--- Aim ---
Please set down all the lines beneath this one exactly, without the pictures.

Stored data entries
■ ■ ■ ■ ■ ■ ■

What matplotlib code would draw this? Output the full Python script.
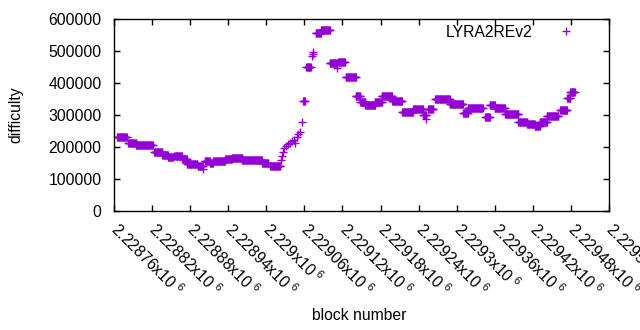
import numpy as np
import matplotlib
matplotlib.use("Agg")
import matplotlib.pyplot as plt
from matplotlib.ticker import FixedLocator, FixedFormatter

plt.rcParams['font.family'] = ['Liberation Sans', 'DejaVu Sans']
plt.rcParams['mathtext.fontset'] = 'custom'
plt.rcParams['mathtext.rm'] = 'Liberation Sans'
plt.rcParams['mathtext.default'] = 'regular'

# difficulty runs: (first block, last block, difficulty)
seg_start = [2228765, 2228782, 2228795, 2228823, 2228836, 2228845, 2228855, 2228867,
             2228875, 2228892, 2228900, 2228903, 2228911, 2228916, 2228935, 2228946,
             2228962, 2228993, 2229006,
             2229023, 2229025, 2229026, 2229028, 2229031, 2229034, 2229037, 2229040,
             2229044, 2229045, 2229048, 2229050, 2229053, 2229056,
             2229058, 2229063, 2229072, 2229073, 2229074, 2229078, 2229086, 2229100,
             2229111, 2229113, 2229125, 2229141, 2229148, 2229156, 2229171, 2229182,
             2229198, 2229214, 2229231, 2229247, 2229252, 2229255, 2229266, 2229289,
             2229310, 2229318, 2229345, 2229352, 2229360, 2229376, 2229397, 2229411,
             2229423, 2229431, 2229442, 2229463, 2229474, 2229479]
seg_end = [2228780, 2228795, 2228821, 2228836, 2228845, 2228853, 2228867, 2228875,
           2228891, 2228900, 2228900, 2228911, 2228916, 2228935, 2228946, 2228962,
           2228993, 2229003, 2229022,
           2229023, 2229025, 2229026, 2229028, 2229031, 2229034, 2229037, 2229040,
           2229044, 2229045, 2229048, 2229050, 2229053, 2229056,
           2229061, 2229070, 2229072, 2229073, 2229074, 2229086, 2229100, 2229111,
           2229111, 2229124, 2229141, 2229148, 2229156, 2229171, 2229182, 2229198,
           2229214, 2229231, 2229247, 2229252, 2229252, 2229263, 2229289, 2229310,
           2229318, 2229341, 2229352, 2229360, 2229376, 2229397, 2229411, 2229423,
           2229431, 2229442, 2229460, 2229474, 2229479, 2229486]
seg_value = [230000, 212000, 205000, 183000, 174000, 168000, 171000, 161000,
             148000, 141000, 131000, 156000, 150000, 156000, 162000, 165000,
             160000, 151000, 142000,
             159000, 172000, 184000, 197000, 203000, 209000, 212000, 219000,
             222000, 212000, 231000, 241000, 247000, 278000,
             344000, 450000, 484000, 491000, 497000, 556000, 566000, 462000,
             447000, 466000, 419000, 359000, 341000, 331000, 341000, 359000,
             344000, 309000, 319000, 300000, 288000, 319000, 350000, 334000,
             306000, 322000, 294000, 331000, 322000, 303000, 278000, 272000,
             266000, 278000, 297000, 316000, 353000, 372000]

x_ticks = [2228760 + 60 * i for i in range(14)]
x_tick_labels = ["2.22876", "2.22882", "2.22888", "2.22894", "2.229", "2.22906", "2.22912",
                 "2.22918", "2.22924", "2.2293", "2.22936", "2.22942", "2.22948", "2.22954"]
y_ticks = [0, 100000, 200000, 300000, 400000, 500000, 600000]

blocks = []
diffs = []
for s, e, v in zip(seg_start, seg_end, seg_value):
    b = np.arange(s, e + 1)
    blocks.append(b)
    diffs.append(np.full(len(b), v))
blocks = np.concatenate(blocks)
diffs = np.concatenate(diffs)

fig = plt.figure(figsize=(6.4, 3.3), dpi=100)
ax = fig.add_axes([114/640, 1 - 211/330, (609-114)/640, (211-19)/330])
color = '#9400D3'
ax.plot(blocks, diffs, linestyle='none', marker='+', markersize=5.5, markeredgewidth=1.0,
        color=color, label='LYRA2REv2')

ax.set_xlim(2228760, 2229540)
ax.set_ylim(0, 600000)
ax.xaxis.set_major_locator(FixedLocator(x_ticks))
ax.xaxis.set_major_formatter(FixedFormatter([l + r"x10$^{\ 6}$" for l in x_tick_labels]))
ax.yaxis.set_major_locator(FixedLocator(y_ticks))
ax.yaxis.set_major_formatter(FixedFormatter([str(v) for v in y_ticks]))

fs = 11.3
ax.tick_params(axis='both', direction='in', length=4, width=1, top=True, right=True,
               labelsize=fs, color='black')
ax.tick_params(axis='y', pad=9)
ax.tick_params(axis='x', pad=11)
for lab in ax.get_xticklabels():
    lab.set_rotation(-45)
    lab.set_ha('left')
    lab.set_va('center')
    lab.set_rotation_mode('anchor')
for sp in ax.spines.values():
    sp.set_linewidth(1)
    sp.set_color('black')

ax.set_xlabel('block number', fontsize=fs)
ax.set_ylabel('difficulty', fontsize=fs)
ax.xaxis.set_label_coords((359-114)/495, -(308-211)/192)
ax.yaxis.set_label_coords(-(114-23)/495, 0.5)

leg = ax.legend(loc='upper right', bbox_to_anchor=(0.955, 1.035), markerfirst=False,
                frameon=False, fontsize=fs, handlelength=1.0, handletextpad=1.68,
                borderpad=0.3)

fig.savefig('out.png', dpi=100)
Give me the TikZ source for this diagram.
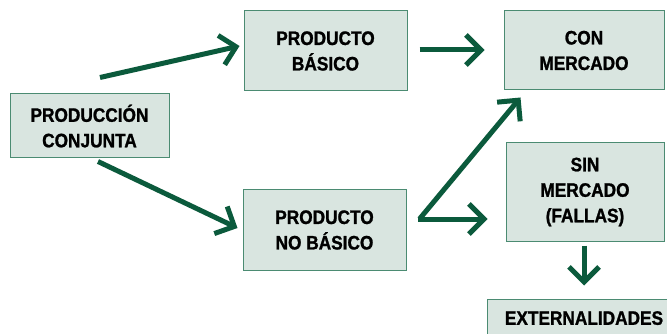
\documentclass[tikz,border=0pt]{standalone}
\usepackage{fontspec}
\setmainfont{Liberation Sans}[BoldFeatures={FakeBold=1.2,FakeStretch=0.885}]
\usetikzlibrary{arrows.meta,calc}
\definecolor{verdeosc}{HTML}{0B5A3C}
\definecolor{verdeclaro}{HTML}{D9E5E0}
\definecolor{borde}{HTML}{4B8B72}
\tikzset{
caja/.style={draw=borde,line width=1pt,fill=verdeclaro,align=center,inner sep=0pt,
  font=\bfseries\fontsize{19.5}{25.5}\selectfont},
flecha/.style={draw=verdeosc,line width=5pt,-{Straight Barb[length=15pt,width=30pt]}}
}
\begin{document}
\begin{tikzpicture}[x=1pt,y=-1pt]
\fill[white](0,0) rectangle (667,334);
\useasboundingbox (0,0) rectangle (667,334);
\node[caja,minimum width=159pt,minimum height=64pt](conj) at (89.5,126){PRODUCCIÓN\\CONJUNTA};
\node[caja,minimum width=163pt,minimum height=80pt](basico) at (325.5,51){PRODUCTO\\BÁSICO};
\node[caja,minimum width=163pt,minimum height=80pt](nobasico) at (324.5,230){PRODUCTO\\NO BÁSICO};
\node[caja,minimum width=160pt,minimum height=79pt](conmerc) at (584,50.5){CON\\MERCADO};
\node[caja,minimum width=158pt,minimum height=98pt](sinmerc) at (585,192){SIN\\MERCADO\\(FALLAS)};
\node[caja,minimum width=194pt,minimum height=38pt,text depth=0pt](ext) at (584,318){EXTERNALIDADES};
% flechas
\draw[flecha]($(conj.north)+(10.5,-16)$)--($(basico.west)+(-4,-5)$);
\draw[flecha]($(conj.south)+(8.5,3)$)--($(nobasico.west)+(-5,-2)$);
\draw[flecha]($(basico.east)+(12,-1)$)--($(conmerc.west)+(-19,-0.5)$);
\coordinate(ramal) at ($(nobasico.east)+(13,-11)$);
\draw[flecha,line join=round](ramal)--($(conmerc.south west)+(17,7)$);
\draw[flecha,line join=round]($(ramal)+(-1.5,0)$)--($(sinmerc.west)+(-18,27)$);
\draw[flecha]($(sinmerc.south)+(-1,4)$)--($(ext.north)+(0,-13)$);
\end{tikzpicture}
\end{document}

■ ■ ■ ■ ■ ■ ■

--- Expected answer ---
What matplotlib code would draw this? Output the full Python script.
import numpy as np
import matplotlib
matplotlib.use("Agg")
import matplotlib.pyplot as plt
from matplotlib.ticker import FixedLocator, FixedFormatter

plt.rcParams['font.family'] = ['Liberation Sans', 'DejaVu Sans']
plt.rcParams['mathtext.fontset'] = 'custom'
plt.rcParams['mathtext.rm'] = 'Liberation Sans'
plt.rcParams['mathtext.default'] = 'regular'

# difficulty runs: (first block, last block, difficulty)
seg_start = [2228765, 2228782, 2228795, 2228823, 2228836, 2228845, 2228855, 2228867,
             2228875, 2228892, 2228900, 2228903, 2228911, 2228916, 2228935, 2228946,
             2228962, 2228993, 2229006,
             2229023, 2229025, 2229026, 2229028, 2229031, 2229034, 2229037, 2229040,
             2229044, 2229045, 2229048, 2229050, 2229053, 2229056,
             2229058, 2229063, 2229072, 2229073, 2229074, 2229078, 2229086, 2229100,
             2229111, 2229113, 2229125, 2229141, 2229148, 2229156, 2229171, 2229182,
             2229198, 2229214, 2229231, 2229247, 2229252, 2229255, 2229266, 2229289,
             2229310, 2229318, 2229345, 2229352, 2229360, 2229376, 2229397, 2229411,
             2229423, 2229431, 2229442, 2229463, 2229474, 2229479]
seg_end = [2228780, 2228795, 2228821, 2228836, 2228845, 2228853, 2228867, 2228875,
           2228891, 2228900, 2228900, 2228911, 2228916, 2228935, 2228946, 2228962,
           2228993, 2229003, 2229022,
           2229023, 2229025, 2229026, 2229028, 2229031, 2229034, 2229037, 2229040,
           2229044, 2229045, 2229048, 2229050, 2229053, 2229056,
           2229061, 2229070, 2229072, 2229073, 2229074, 2229086, 2229100, 2229111,
           2229111, 2229124, 2229141, 2229148, 2229156, 2229171, 2229182, 2229198,
           2229214, 2229231, 2229247, 2229252, 2229252, 2229263, 2229289, 2229310,
           2229318, 2229341, 2229352, 2229360, 2229376, 2229397, 2229411, 2229423,
           2229431, 2229442, 2229460, 2229474, 2229479, 2229486]
seg_value = [230000, 212000, 205000, 183000, 174000, 168000, 171000, 161000,
             148000, 141000, 131000, 156000, 150000, 156000, 162000, 165000,
             160000, 151000, 142000,
             159000, 172000, 184000, 197000, 203000, 209000, 212000, 219000,
             222000, 212000, 231000, 241000, 247000, 278000,
             344000, 450000, 484000, 491000, 497000, 556000, 566000, 462000,
             447000, 466000, 419000, 359000, 341000, 331000, 341000, 359000,
             344000, 309000, 319000, 300000, 288000, 319000, 350000, 334000,
             306000, 322000, 294000, 331000, 322000, 303000, 278000, 272000,
             266000, 278000, 297000, 316000, 353000, 372000]

x_ticks = [2228760 + 60 * i for i in range(14)]
x_tick_labels = ["2.22876", "2.22882", "2.22888", "2.22894", "2.229", "2.22906", "2.22912",
                 "2.22918", "2.22924", "2.2293", "2.22936", "2.22942", "2.22948", "2.22954"]
y_ticks = [0, 100000, 200000, 300000, 400000, 500000, 600000]

blocks = []
diffs = []
for s, e, v in zip(seg_start, seg_end, seg_value):
    b = np.arange(s, e + 1)
    blocks.append(b)
    diffs.append(np.full(len(b), v))
blocks = np.concatenate(blocks)
diffs = np.concatenate(diffs)

fig = plt.figure(figsize=(6.4, 3.3), dpi=100)
ax = fig.add_axes([114/640, 1 - 211/330, (609-114)/640, (211-19)/330])
color = '#9400D3'
ax.plot(blocks, diffs, linestyle='none', marker='+', markersize=5.5, markeredgewidth=1.0,
        color=color, label='LYRA2REv2')

ax.set_xlim(2228760, 2229540)
ax.set_ylim(0, 600000)
ax.xaxis.set_major_locator(FixedLocator(x_ticks))
ax.xaxis.set_major_formatter(FixedFormatter([l + r"x10$^{\ 6}$" for l in x_tick_labels]))
ax.yaxis.set_major_locator(FixedLocator(y_ticks))
ax.yaxis.set_major_formatter(FixedFormatter([str(v) for v in y_ticks]))

fs = 11.3
ax.tick_params(axis='both', direction='in', length=4, width=1, top=True, right=True,
               labelsize=fs, color='black')
ax.tick_params(axis='y', pad=9)
ax.tick_params(axis='x', pad=11)
for lab in ax.get_xticklabels():
    lab.set_rotation(-45)
    lab.set_ha('left')
    lab.set_va('center')
    lab.set_rotation_mode('anchor')
for sp in ax.spines.values():
    sp.set_linewidth(1)
    sp.set_color('black')

ax.set_xlabel('block number', fontsize=fs)
ax.set_ylabel('difficulty', fontsize=fs)
ax.xaxis.set_label_coords((359-114)/495, -(308-211)/192)
ax.yaxis.set_label_coords(-(114-23)/495, 0.5)

leg = ax.legend(loc='upper right', bbox_to_anchor=(0.955, 1.035), markerfirst=False,
                frameon=False, fontsize=fs, handlelength=1.0, handletextpad=1.68,
                borderpad=0.3)

fig.savefig('out.png', dpi=100)
Give me the TikZ source for this diagram.
\documentclass[tikz,border=0pt]{standalone}
\usepackage{fontspec}
\setmainfont{Liberation Sans}[BoldFeatures={FakeBold=1.2,FakeStretch=0.885}]
\usetikzlibrary{arrows.meta,calc}
\definecolor{verdeosc}{HTML}{0B5A3C}
\definecolor{verdeclaro}{HTML}{D9E5E0}
\definecolor{borde}{HTML}{4B8B72}
\tikzset{
caja/.style={draw=borde,line width=1pt,fill=verdeclaro,align=center,inner sep=0pt,
  font=\bfseries\fontsize{19.5}{25.5}\selectfont},
flecha/.style={draw=verdeosc,line width=5pt,-{Straight Barb[length=15pt,width=30pt]}}
}
\begin{document}
\begin{tikzpicture}[x=1pt,y=-1pt]
\fill[white](0,0) rectangle (667,334);
\useasboundingbox (0,0) rectangle (667,334);
\node[caja,minimum width=159pt,minimum height=64pt](conj) at (89.5,126){PRODUCCIÓN\\CONJUNTA};
\node[caja,minimum width=163pt,minimum height=80pt](basico) at (325.5,51){PRODUCTO\\BÁSICO};
\node[caja,minimum width=163pt,minimum height=80pt](nobasico) at (324.5,230){PRODUCTO\\NO BÁSICO};
\node[caja,minimum width=160pt,minimum height=79pt](conmerc) at (584,50.5){CON\\MERCADO};
\node[caja,minimum width=158pt,minimum height=98pt](sinmerc) at (585,192){SIN\\MERCADO\\(FALLAS)};
\node[caja,minimum width=194pt,minimum height=38pt,text depth=0pt](ext) at (584,318){EXTERNALIDADES};
% flechas
\draw[flecha]($(conj.north)+(10.5,-16)$)--($(basico.west)+(-4,-5)$);
\draw[flecha]($(conj.south)+(8.5,3)$)--($(nobasico.west)+(-5,-2)$);
\draw[flecha]($(basico.east)+(12,-1)$)--($(conmerc.west)+(-19,-0.5)$);
\coordinate(ramal) at ($(nobasico.east)+(13,-11)$);
\draw[flecha,line join=round](ramal)--($(conmerc.south west)+(17,7)$);
\draw[flecha,line join=round]($(ramal)+(-1.5,0)$)--($(sinmerc.west)+(-18,27)$);
\draw[flecha]($(sinmerc.south)+(-1,4)$)--($(ext.north)+(0,-13)$);
\end{tikzpicture}
\end{document}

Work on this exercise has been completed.